1-Davacılar eldeki dava ile davalı ile imzalanan 02.10.2006 tarihli Tapu Tahsis Belgeli Tesis Sözleşmesi gereği taşınmazlarını davalıya devredip kararlaştırılan taksit ödemelerini yaptıkları halde İdare Mahkemesi kararı ile projenin iptal edilmesi nedeni ile davalının ifa olanağının kalmadığını ileri sürerek ifa yerine geçen bakiye müspet zararlarının faizi ile davalıdan tahsilini istemişlerdir. Davalı, davanın reddini dilemiş; Mahkemece, davanın kabulü ile taleple bağlı kalınarak 1.000,00 TL nin dava tarihinden işleyecek kanunu faizi ile davalıdan tahsiline karar verilmiştir. Hükme esas alınan bilirkişi raporunda; öncelikle sözleşmede verilmesi gereken 100 m2’lik dairenin dava tarihi itibari ile 510.000,00 TL olduğu belirtilmiş, ayrıca Sözleşmeye esas teşkil eden … Büyükşehir Belediye Meclisinin 17.02.2006 tarihli kararının 6. maddesinde Proje dahilinde kalan ve belediye ile konut sözleşmesi yapmayan imarlı kadastro arsa sahipleri ile tapu ve tapu tahsisli tüm tesislerin 2942 sayılı Yasa ile değişik 4560 sayılı Yasa kapsamında kamulaştırılacağı belirtildiğinden bir de kamulaştırma hesabının uygun olacağı ifade edilerek kamulaştırma bedelinin 1.210.800,00 TL olduğu yönünde görüş bildirilmiştir. Mahkemece, davalı taahhüdünü yerine getirmekten vazgeçtiğinden ve davacı ödeyeceği bedelin bir kısmı dışında borcunu yerine getirdiğinden kamulaştırmasız el atma hükümlerinin uygulanması gerektiği, 1.210.800,00 TL kamulaştırma bedelinden 18.807,08 TL arsa tahsis borcunun mahsubu ile davacıların 1.191.992,92 TL alacaklı olduğu gerekçesi ile ve taleple bağlı kalınarak davanın kabulüne karar verilmiştir.
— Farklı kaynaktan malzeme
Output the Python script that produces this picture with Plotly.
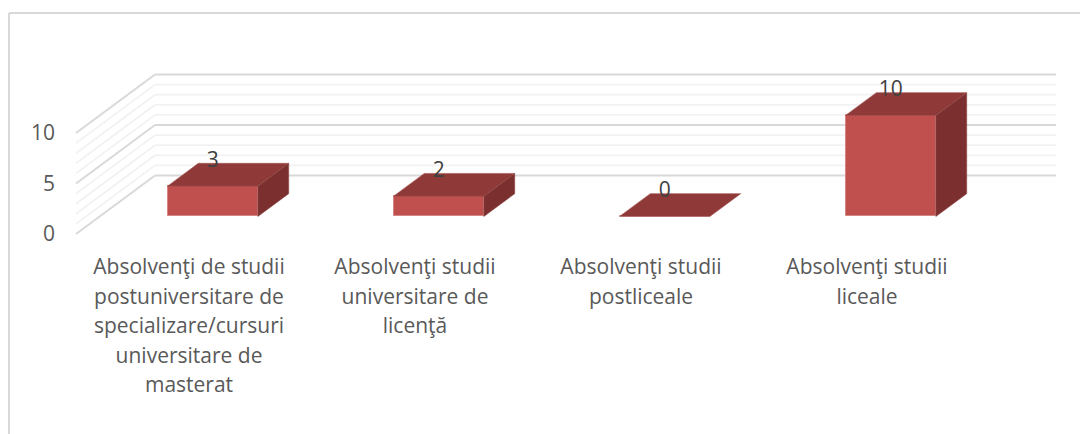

Ne var ki; davacıların talebi ifa yerine geçen müspet zararlarının tazminine ilişkindir. 6100 sayılı HMK.’nun “taleple bağlılık ilkesi” başlıklı 26/1 maddesinde hâkimin tarafların talep sonuçlarıyla bağlı olduğu ve talepten fazlasına veya başka bir şeye karar veremeyeceği hüküm altına alınmış olup, Mahkemenin talepten başka bir şeye hükmetmesi mümkün değildir. O halde mahkemece, davacının talebine uygun olarak değerlendirme yapılıp hasıl olacak sonuca göre bir karar verilmesi gerekirken yazılı şekilde hüküm tesisi usul ve yasaya aykırı olup, bozmayı gerektirir.
2-Bozma nedenine göre davalının temyiz itirazlarının bu aşamada incelenmesine gerek görülmemiştir.

SONUÇ: Yukarıda (1) nolu bentte açıklanan nedenlerle temyiz edilen hükmün BOZULMASINA, (2) nolu bentte yazılı nedenlerle davalının temyiz itirazlarının bu aşamada incelenmesine yer olmadığına, peşin alınan harcın istek halinde iadesine, HUMK’nun 440/I maddesi uyarınca tebliğden itibaren 15 gün içerisinde karar düzeltme yolu açık olmak üzere, 07/03/2019 gününde oybirliğiyle karar verildi.